Polygamy is never directly confronted in the Old or New Testament, except to say that marriage is to be between one husband and one wife until death (Matthew 19:5, 1 Corinthians 7:39, 1 Timothy 3:2, etc.). In the requirements for an overseer of the church, the pastor or the elder is to be a husband of one wife. He is a mature Christian, and is to be an example for the saints under his care. Therefore, we know this is what Christ expects of his followers: for those who are married, it is to be one man and one woman for life.
So why is polygamy never directly confronted, in the Old Testament or New? This is conjecture on my part, but I believe the reason is so no one would be led to believe they need to divorce all their wives but their first. In Bible times (both Old and New), a woman who had sex — whether she had been married and divorced, or even raped and forced into sex against her will — was considered no good (hence the laws in Deuteronomy 22). Had a woman who was wife number 3 in a marriage been divorced because her husband had an attack of conscience, she would be forced into a situation that would leave her destitute, resulting in either slavery or prostitution (consider 2 Samuel 13:20).

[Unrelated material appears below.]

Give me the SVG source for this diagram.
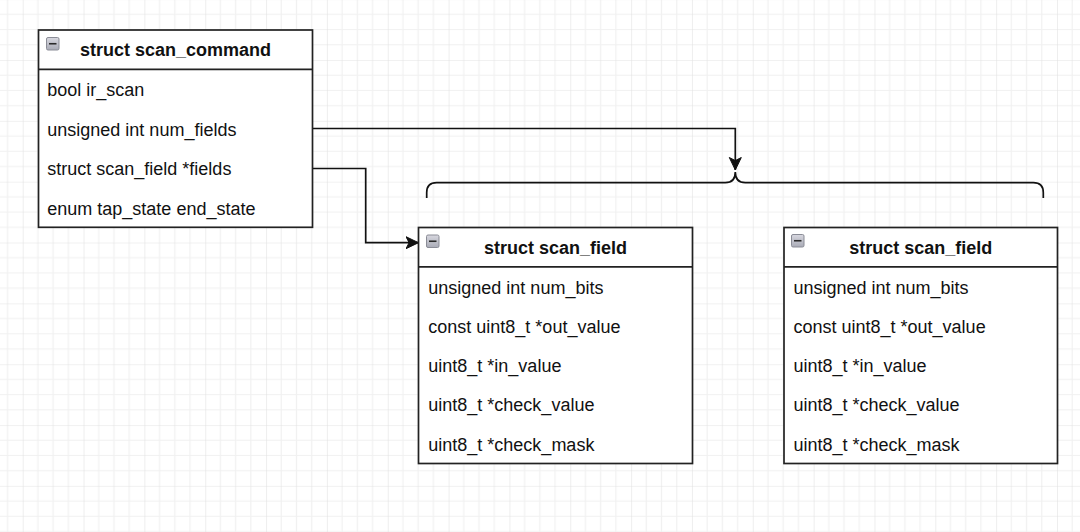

Now, despite the fact that we often single out characters like Abraham and Jacob, David and Solomon, polygamy was not a common practice (and polyamory was practically non-existent). If it was practiced at all, it was among the rich. And it was either a sign of wealth, or it was considered a benevolent act. For example, David married Abigail when her bonehead of a husband died. Abigail would not have inherited Nabal’s household, as we think of in an American context — she would either have gone to live with family or become destitute. David took her as his wife to show appreciation for her kindness. In the case of Solomon, his wives were his possession, and his interests were divided between the God of his father and the gods of his pagan wives (as in 1 Timothy 6:
In Malachi’s rebuke against Israel, he said, “For the man who does not love his wife but divorces her, says the Lord, covers his garment with violence, says the Lord of hosts. So guard yourselves in your spirit, and do not be faithless” (Malachi 2:16). For those Israelites who had married pagan wives, they broke the law of God, but they weren’t to divorce their wives. Likewise, those who had taken multiple wives had broken the law of God, but weren’t to divorce their extra wives. Rather, they needed to remain faithful to their covenant vow, and teach their children what God intended marriage to be so not to repeat the sins of their fathers.
In countries today where polygamy is practiced, missionaries tell these husbands not to divorce their wives, lest their wives become destitute and their children fatherless. But they should teach their children that when they grow up and get married, they are to only have one spouse. The Bible explicitly says how God designed a marriage is to be, and that is sufficient.